Sadly, religious people and even Christians often adopt this worldly model even while trying to baptize its means and ends. We leave that foundational brokenness of our being untouched, we do not seek again the baptismal self in Christ which situates us in the people of God and her history, her time. So we remain anxious, just now anxious Christians. Our lives are marked just as much by toil and collapse as before, but now we call them “acts of service” and “Sabbathing” (which they are not). Christians are just as capable as the world of being restless–without rest–which makes them just as restless in their aimless scurrying about as those without Faith.

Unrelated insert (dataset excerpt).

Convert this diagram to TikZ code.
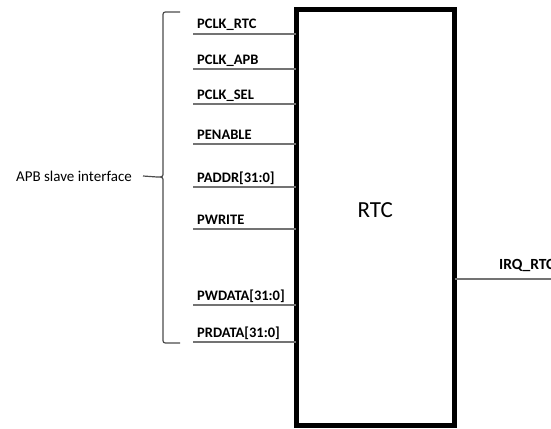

This is not a shot at contemporary Christians, either. It seems to be a problem besetting the people of God throughout her history. In the summarizing indictment of Psalm 95, God assesses the restlessness and anxiety of His ancient chosen people in their wilderness journey. Remember that He had literally just led them by the hand from Egypt through the Red Sea and literally fed them manna and water in the wilderness: “Forty years long was I grieved with this generation and said, it is a people who do err in their hearts for they have not known my ways, unto whom I sware in my wrath that they should not enter into my rest.”

That we are invited to recite this Psalm daily in Morning Prayer is a good sign of its daily relevance. As we progress through these meditations, I will suggest that the means by which our Lord liberates us from the futility of toil and its inevitable collapse unfold over time through the observance of the Sabbath first among the Israelites and then as it becomes the Eucharistic life of the Church. It is through these dual calls to ‘remember’ that we are returned to the One who can fill our lives again with substance and purpose, relive our anxiousness, and produce within us the fruit of a rest that surpasses understanding. As St. Augustine famously said: “O Lord you have made us for yourself, and our hearts are restless until they find their rest in you.”